A special stockholder meeting was held on October 11, 2007 to obtain
stockholder approval of the proposed transaction. This meeting has been
adjourned to October 23, 2007. IsoTis has filed with the Securities and
Exchange Commission and distributed to its stockholders a definitive proxy
statement and other relevant documents in connection with the special
stockholder meeting for the proposed transaction. IsoTis stockholders are
urged to read the definitive proxy statement and other relevant materials
because they contain important information about IsoTis, Integra and the
proposed transaction.
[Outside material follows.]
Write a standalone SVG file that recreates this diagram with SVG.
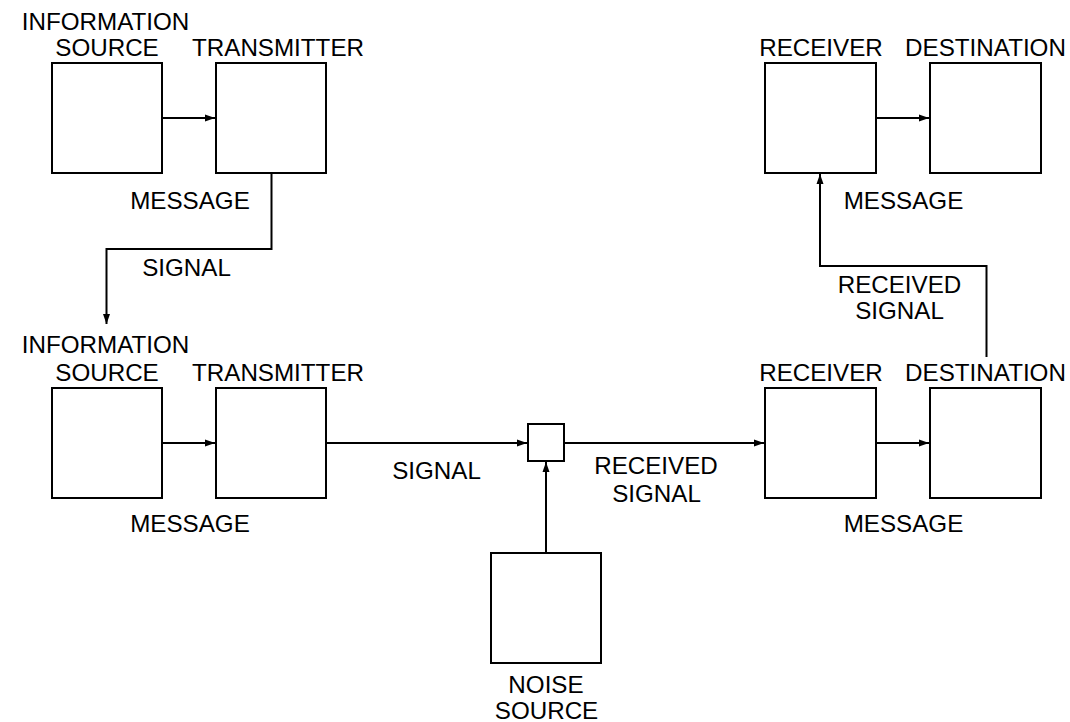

Investors may obtain a free copy of these materials and
other documents filed by IsoTis with the Securities and Exchange Commission at
the SEC's website at http://www.sec.gov, at IsoTis' website at
http://www.isotis.com or by sending a written request to IsoTis at 2 Goodyear,
Irvine, California 92618, Attention: Chief Financial Officer.
IsoTis and its directors, executive officers and certain other members of
management and employees may be deemed to be participants in soliciting
proxies from its stockholders in favor of the proposed merger.
Information regarding the persons who may, under the rules of the SEC, be
considered to be participants in the solicitation of IsoTis' stockholders in
connection with the proposed transaction is set forth in IsoTis' definitive
proxy statement for its special meeting. Additional information regarding
these individuals and any interest they have in the proposed transaction is
set forth in the definitive proxy statement on file with the SEC.